[BEGIN]
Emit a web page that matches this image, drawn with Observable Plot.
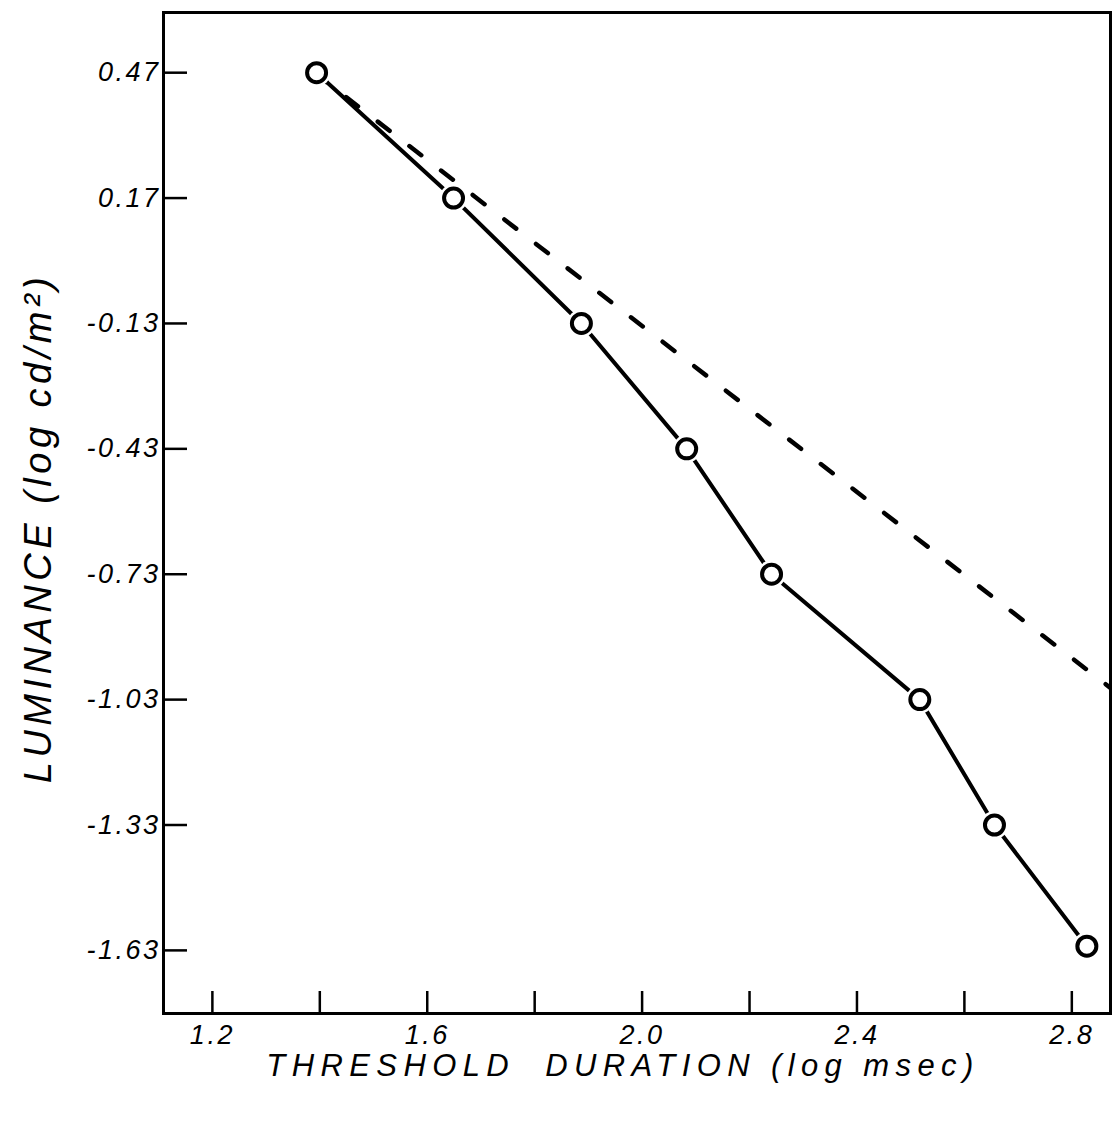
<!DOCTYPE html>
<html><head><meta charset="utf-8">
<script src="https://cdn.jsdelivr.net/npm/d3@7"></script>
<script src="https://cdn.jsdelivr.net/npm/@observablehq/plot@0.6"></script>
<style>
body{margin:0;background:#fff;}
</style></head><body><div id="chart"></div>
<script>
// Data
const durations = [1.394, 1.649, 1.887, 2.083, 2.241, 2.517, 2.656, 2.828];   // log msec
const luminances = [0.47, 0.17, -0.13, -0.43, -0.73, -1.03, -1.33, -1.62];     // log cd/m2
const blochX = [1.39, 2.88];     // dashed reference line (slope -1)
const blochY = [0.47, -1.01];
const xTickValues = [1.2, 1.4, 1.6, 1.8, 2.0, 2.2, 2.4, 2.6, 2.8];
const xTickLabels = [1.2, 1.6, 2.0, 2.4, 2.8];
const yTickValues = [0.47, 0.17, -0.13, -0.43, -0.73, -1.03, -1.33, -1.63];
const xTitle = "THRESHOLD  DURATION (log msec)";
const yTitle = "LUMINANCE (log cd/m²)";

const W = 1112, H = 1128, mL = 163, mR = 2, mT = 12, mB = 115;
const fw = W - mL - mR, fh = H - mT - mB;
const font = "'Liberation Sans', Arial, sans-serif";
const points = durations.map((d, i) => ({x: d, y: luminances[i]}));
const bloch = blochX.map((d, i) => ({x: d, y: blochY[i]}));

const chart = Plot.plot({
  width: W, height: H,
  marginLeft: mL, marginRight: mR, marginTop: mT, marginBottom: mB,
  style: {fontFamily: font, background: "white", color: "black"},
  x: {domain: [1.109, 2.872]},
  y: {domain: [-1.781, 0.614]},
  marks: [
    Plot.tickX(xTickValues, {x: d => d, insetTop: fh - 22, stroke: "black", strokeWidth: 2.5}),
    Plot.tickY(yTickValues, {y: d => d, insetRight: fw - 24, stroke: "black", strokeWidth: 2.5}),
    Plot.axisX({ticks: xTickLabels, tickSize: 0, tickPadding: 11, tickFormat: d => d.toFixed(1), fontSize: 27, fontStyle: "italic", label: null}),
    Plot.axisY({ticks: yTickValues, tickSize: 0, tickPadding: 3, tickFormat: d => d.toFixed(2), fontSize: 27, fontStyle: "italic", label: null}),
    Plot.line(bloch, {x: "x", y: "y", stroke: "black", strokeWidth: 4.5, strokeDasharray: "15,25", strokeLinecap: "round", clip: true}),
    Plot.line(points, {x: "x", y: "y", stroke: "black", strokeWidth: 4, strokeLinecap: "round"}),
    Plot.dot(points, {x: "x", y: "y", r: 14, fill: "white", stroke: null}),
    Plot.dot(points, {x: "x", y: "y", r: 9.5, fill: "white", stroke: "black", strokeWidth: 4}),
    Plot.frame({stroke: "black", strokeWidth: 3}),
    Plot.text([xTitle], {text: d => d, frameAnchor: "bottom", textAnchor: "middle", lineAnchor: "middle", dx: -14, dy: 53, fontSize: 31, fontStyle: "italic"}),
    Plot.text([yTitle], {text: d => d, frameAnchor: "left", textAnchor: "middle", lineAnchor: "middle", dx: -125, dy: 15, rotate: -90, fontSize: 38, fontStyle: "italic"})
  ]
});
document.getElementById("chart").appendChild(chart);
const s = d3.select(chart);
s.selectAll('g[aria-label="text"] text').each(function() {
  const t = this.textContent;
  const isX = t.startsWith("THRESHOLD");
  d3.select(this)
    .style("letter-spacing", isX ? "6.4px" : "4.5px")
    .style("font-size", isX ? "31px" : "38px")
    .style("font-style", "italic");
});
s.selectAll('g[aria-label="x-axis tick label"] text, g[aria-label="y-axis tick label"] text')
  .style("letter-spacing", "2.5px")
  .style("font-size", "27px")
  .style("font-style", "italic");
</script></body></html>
[END]
REQUIREMENTS: Only the lines from the top of the data through the line with "const bloch = blochX.map((d, i)" should be quoted, exactly and with both ends kept; skip the pictures.

ANSWER TO THIS EXERCISE:
Emit a web page that matches this image, drawn with Observable Plot.
<!DOCTYPE html>
<html><head><meta charset="utf-8">
<script src="https://cdn.jsdelivr.net/npm/d3@7"></script>
<script src="https://cdn.jsdelivr.net/npm/@observablehq/plot@0.6"></script>
<style>
body{margin:0;background:#fff;}
</style></head><body><div id="chart"></div>
<script>
// Data
const durations = [1.394, 1.649, 1.887, 2.083, 2.241, 2.517, 2.656, 2.828];   // log msec
const luminances = [0.47, 0.17, -0.13, -0.43, -0.73, -1.03, -1.33, -1.62];     // log cd/m2
const blochX = [1.39, 2.88];     // dashed reference line (slope -1)
const blochY = [0.47, -1.01];
const xTickValues = [1.2, 1.4, 1.6, 1.8, 2.0, 2.2, 2.4, 2.6, 2.8];
const xTickLabels = [1.2, 1.6, 2.0, 2.4, 2.8];
const yTickValues = [0.47, 0.17, -0.13, -0.43, -0.73, -1.03, -1.33, -1.63];
const xTitle = "THRESHOLD  DURATION (log msec)";
const yTitle = "LUMINANCE (log cd/m²)";

const W = 1112, H = 1128, mL = 163, mR = 2, mT = 12, mB = 115;
const fw = W - mL - mR, fh = H - mT - mB;
const font = "'Liberation Sans', Arial, sans-serif";
const points = durations.map((d, i) => ({x: d, y: luminances[i]}));
const bloch = blochX.map((d, i) => ({x: d, y: blochY[i]}));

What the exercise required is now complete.